_Goal:_ Output every line of the material exactly, omitting images.

_Available data:_
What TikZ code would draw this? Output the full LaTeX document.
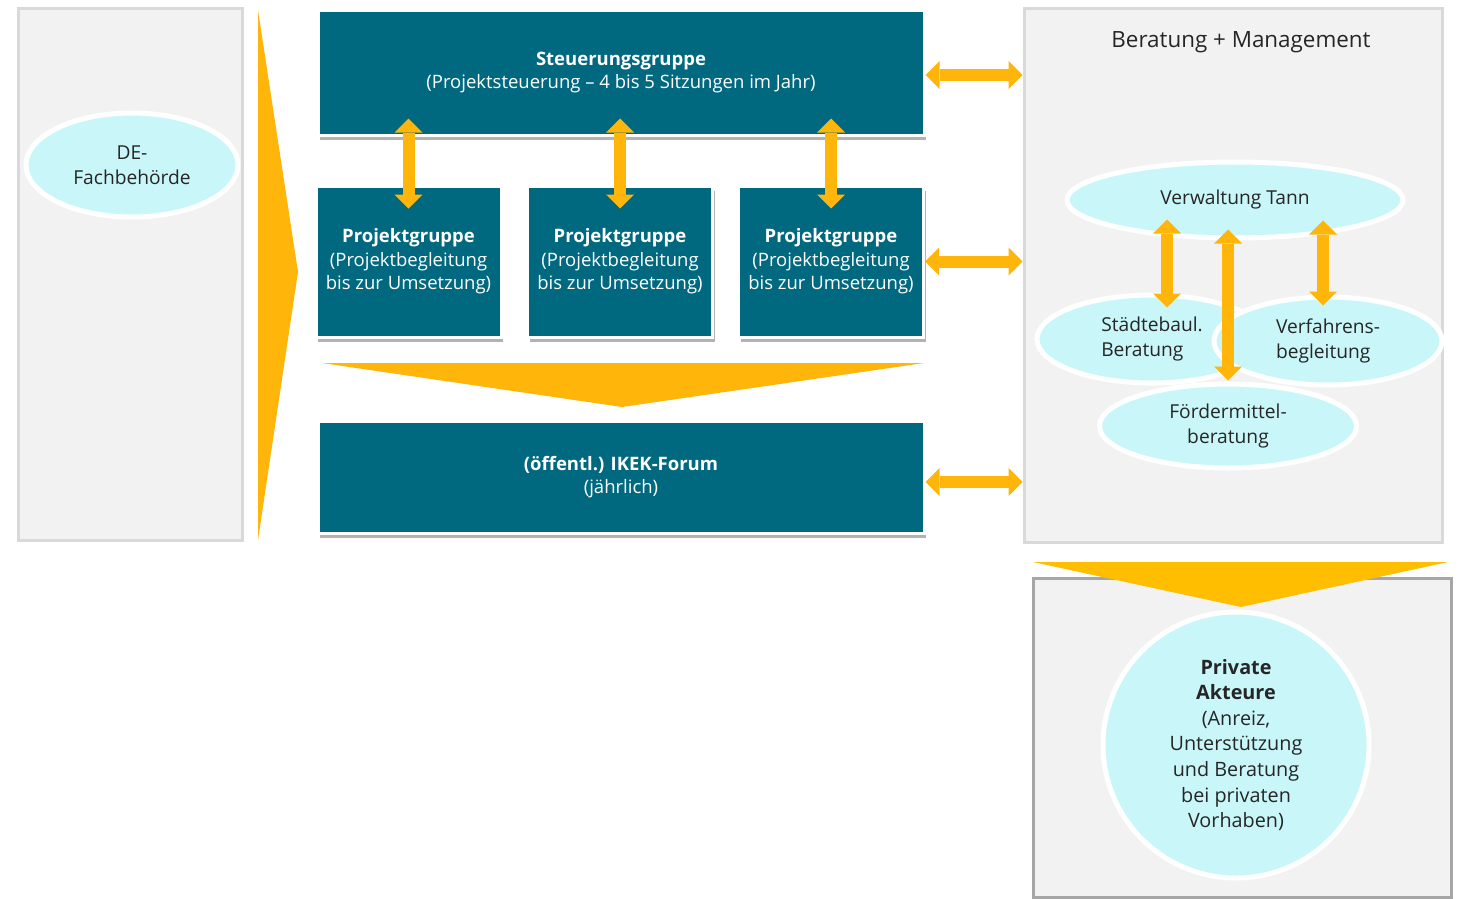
\documentclass[tikz,border=0pt]{standalone}
\usepackage{fontspec}
\setmainfont{Open Sans}
\usetikzlibrary{arrows.meta,shapes.geometric,shadows}

\definecolor{ikekteal}{HTML}{00687F}
\definecolor{ikekgold}{HTML}{FFB50A}
\definecolor{ikekyellow}{HTML}{FFBE00}
\definecolor{paneltone}{HTML}{F2F2F2}
\definecolor{panelline}{HTML}{D9D9D9}
\definecolor{bubblefill}{HTML}{C9F7F9}
\definecolor{inktone}{HTML}{262626}

\tikzset{
    tealbox/.style={rectangle, fill=ikekteal, draw=white, line width=3pt, text=white,
        align=center, inner sep=0pt,
        drop shadow={shadow xshift=2pt, shadow yshift=-5pt, opacity=0.3, fill=black},
        font=\fontsize{18.5}{23.5}\selectfont},
    panel/.style={rectangle, fill=paneltone, draw=panelline, line width=3pt, inner sep=0pt},
    bubble/.style={ellipse, fill=bubblefill, draw=white, line width=5pt, inner sep=0pt,
        text=inktone, font=\fontsize{19.2}{25}\selectfont},
    dblarrow/.style={draw=ikekgold, line width=12pt,
        {Triangle[width=28pt,length=14pt,line width=0pt]}-{Triangle[width=28pt,length=14pt,line width=0pt]}},
}

\begin{document}
\begin{tikzpicture}[x=1pt, y=-1pt]
    \useasboundingbox (0,0) rectangle (1458,898);

    % left column
    \node[panel, minimum width=224pt, minimum height=532pt] (fach) at (130,274) {};
    \node[bubble, minimum width=212pt, minimum height=104pt, align=center] (de) at (132,165) {DE-\\Fachbehörde};
    \fill[ikekgold] (258,10) -- (298,272) -- (258,540) -- cycle;

    % middle column
    \node[tealbox, minimum width=606pt, minimum height=125pt] (steuer) at (621,72.5)
        {\textbf{Steuerungsgruppe}\\(Projektsteuerung – 4 bis 5 Sitzungen im Jahr)};
    \node[tealbox, minimum width=185pt, minimum height=151pt] (pg1) at (408.5,261.5)
        {\textbf{Projektgruppe}\\(Projektbegleitung\\bis zur Umsetzung)};
    \node[tealbox, minimum width=185pt, minimum height=151pt] (pg2) at (620,261.5)
        {\textbf{Projektgruppe}\\(Projektbegleitung\\bis zur Umsetzung)};
    \node[tealbox, minimum width=185pt, minimum height=151pt] (pg3) at (831,261.5)
        {\textbf{Projektgruppe}\\(Projektbegleitung\\bis zur Umsetzung)};
    \fill[ikekgold] (322,363) -- (924,363) -- (622,407) -- cycle;
    \node[tealbox, minimum width=606pt, minimum height=112pt] (forum) at (621,477)
        {\textbf{(öffentl.) IKEK-Forum}\\(jährlich)};

    \draw[dblarrow] ([yshift=18pt]steuer.south -| pg1.north) -- ([yshift=-24pt]pg1.north);
    \draw[dblarrow] ([yshift=18pt]steuer.south -| pg2.north) -- ([yshift=-24pt]pg2.north);
    \draw[dblarrow] ([yshift=18pt]steuer.south -| pg3.north) -- ([yshift=-24pt]pg3.north);

    % right column
    \node[panel, minimum width=418pt, minimum height=534pt] (bm) at (1233,275) {};
    \node[text=inktone, font=\fontsize{22.4}{28}\selectfont] (bmtitle) at (1241,42) {Beratung + Management};
    \node[bubble, minimum width=336pt, minimum height=76pt] (vt) at (1235,200) {Verwaltung Tann};
    \node[bubble, minimum width=230pt, minimum height=88pt, align=left] (sb) at (1152,339) {Städtebaul.\\Beratung};
    \node[bubble, minimum width=228pt, minimum height=88pt, align=left] (vf) at (1328,341) {Verfahrens-\\begleitung};
    \node[bubble, minimum width=257pt, minimum height=84pt, align=center] (fm) at (1228,426) {Fördermittel-\\beratung};

    \draw[dblarrow] ([xshift=-68pt, yshift=21pt]vt.south) -- ([xshift=-68pt, yshift=-15pt]vt.south |- sb.north);
    \draw[dblarrow] ([yshift=11pt]vt.south -| fm.north) -- ([yshift=1pt]fm.north);
    \draw[dblarrow] ([xshift=88pt, yshift=20pt]vt.south) -- ([xshift=88pt, yshift=-11pt]vt.south |- vf.north);

    \draw[dblarrow] (steuer.east |- 0,75) -- (bm.west |- 0,75);
    \draw[dblarrow] (pg3.east) -- (bm.west |- pg3.east);
    \draw[dblarrow] (forum.east |- 0,482) -- (bm.west |- 0,482);

    % bottom right
    \node[panel, draw=black!35, minimum width=418pt, minimum height=319pt] (priv) at (1242,737.5) {};
    \fill[ikekyellow] (1033,562) -- (1448,562) -- (1241,607) -- cycle;
    \node[circle, fill=bubblefill, draw=white, line width=5pt, inner sep=0pt, minimum size=266pt,
        text=inktone, align=center, font=\fontsize{19.8}{25.6}\selectfont] (akteure) at (1236,745)
        {\textbf{Private}\\\textbf{Akteure}\\(Anreiz,\\Unterstützung\\und Beratung\\bei privaten\\Vorhaben)};

\end{tikzpicture}
\end{document}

_Task result:_
What TikZ code would draw this? Output the full LaTeX document.
\documentclass[tikz,border=0pt]{standalone}
\usepackage{fontspec}
\setmainfont{Open Sans}
\usetikzlibrary{arrows.meta,shapes.geometric,shadows}

\definecolor{ikekteal}{HTML}{00687F}
\definecolor{ikekgold}{HTML}{FFB50A}
\definecolor{ikekyellow}{HTML}{FFBE00}
\definecolor{paneltone}{HTML}{F2F2F2}
\definecolor{panelline}{HTML}{D9D9D9}
\definecolor{bubblefill}{HTML}{C9F7F9}
\definecolor{inktone}{HTML}{262626}

\tikzset{
    tealbox/.style={rectangle, fill=ikekteal, draw=white, line width=3pt, text=white,
        align=center, inner sep=0pt,
        drop shadow={shadow xshift=2pt, shadow yshift=-5pt, opacity=0.3, fill=black},
        font=\fontsize{18.5}{23.5}\selectfont},
    panel/.style={rectangle, fill=paneltone, draw=panelline, line width=3pt, inner sep=0pt},
    bubble/.style={ellipse, fill=bubblefill, draw=white, line width=5pt, inner sep=0pt,
        text=inktone, font=\fontsize{19.2}{25}\selectfont},
    dblarrow/.style={draw=ikekgold, line width=12pt,
        {Triangle[width=28pt,length=14pt,line width=0pt]}-{Triangle[width=28pt,length=14pt,line width=0pt]}},
}

\begin{document}
\begin{tikzpicture}[x=1pt, y=-1pt]
    \useasboundingbox (0,0) rectangle (1458,898);

    % left column
    \node[panel, minimum width=224pt, minimum height=532pt] (fach) at (130,274) {};
    \node[bubble, minimum width=212pt, minimum height=104pt, align=center] (de) at (132,165) {DE-\\Fachbehörde};
    \fill[ikekgold] (258,10) -- (298,272) -- (258,540) -- cycle;

    % middle column
    \node[tealbox, minimum width=606pt, minimum height=125pt] (steuer) at (621,72.5)
        {\textbf{Steuerungsgruppe}\\(Projektsteuerung – 4 bis 5 Sitzungen im Jahr)};
    \node[tealbox, minimum width=185pt, minimum height=151pt] (pg1) at (408.5,261.5)
        {\textbf{Projektgruppe}\\(Projektbegleitung\\bis zur Umsetzung)};
    \node[tealbox, minimum width=185pt, minimum height=151pt] (pg2) at (620,261.5)
        {\textbf{Projektgruppe}\\(Projektbegleitung\\bis zur Umsetzung)};
    \node[tealbox, minimum width=185pt, minimum height=151pt] (pg3) at (831,261.5)
        {\textbf{Projektgruppe}\\(Projektbegleitung\\bis zur Umsetzung)};
    \fill[ikekgold] (322,363) -- (924,363) -- (622,407) -- cycle;
    \node[tealbox, minimum width=606pt, minimum height=112pt] (forum) at (621,477)
        {\textbf{(öffentl.) IKEK-Forum}\\(jährlich)};

    \draw[dblarrow] ([yshift=18pt]steuer.south -| pg1.north) -- ([yshift=-24pt]pg1.north);
    \draw[dblarrow] ([yshift=18pt]steuer.south -| pg2.north) -- ([yshift=-24pt]pg2.north);
    \draw[dblarrow] ([yshift=18pt]steuer.south -| pg3.north) -- ([yshift=-24pt]pg3.north);

    % right column
    \node[panel, minimum width=418pt, minimum height=534pt] (bm) at (1233,275) {};
    \node[text=inktone, font=\fontsize{22.4}{28}\selectfont] (bmtitle) at (1241,42) {Beratung + Management};
    \node[bubble, minimum width=336pt, minimum height=76pt] (vt) at (1235,200) {Verwaltung Tann};
    \node[bubble, minimum width=230pt, minimum height=88pt, align=left] (sb) at (1152,339) {Städtebaul.\\Beratung};
    \node[bubble, minimum width=228pt, minimum height=88pt, align=left] (vf) at (1328,341) {Verfahrens-\\begleitung};
    \node[bubble, minimum width=257pt, minimum height=84pt, align=center] (fm) at (1228,426) {Fördermittel-\\beratung};

    \draw[dblarrow] ([xshift=-68pt, yshift=21pt]vt.south) -- ([xshift=-68pt, yshift=-15pt]vt.south |- sb.north);
    \draw[dblarrow] ([yshift=11pt]vt.south -| fm.north) -- ([yshift=1pt]fm.north);
    \draw[dblarrow] ([xshift=88pt, yshift=20pt]vt.south) -- ([xshift=88pt, yshift=-11pt]vt.south |- vf.north);

    \draw[dblarrow] (steuer.east |- 0,75) -- (bm.west |- 0,75);
    \draw[dblarrow] (pg3.east) -- (bm.west |- pg3.east);
    \draw[dblarrow] (forum.east |- 0,482) -- (bm.west |- 0,482);

    % bottom right
    \node[panel, draw=black!35, minimum width=418pt, minimum height=319pt] (priv) at (1242,737.5) {};
    \fill[ikekyellow] (1033,562) -- (1448,562) -- (1241,607) -- cycle;
    \node[circle, fill=bubblefill, draw=white, line width=5pt, inner sep=0pt, minimum size=266pt,
        text=inktone, align=center, font=\fontsize{19.8}{25.6}\selectfont] (akteure) at (1236,745)
        {\textbf{Private}\\\textbf{Akteure}\\(Anreiz,\\Unterstützung\\und Beratung\\bei privaten\\Vorhaben)};

\end{tikzpicture}
\end{document}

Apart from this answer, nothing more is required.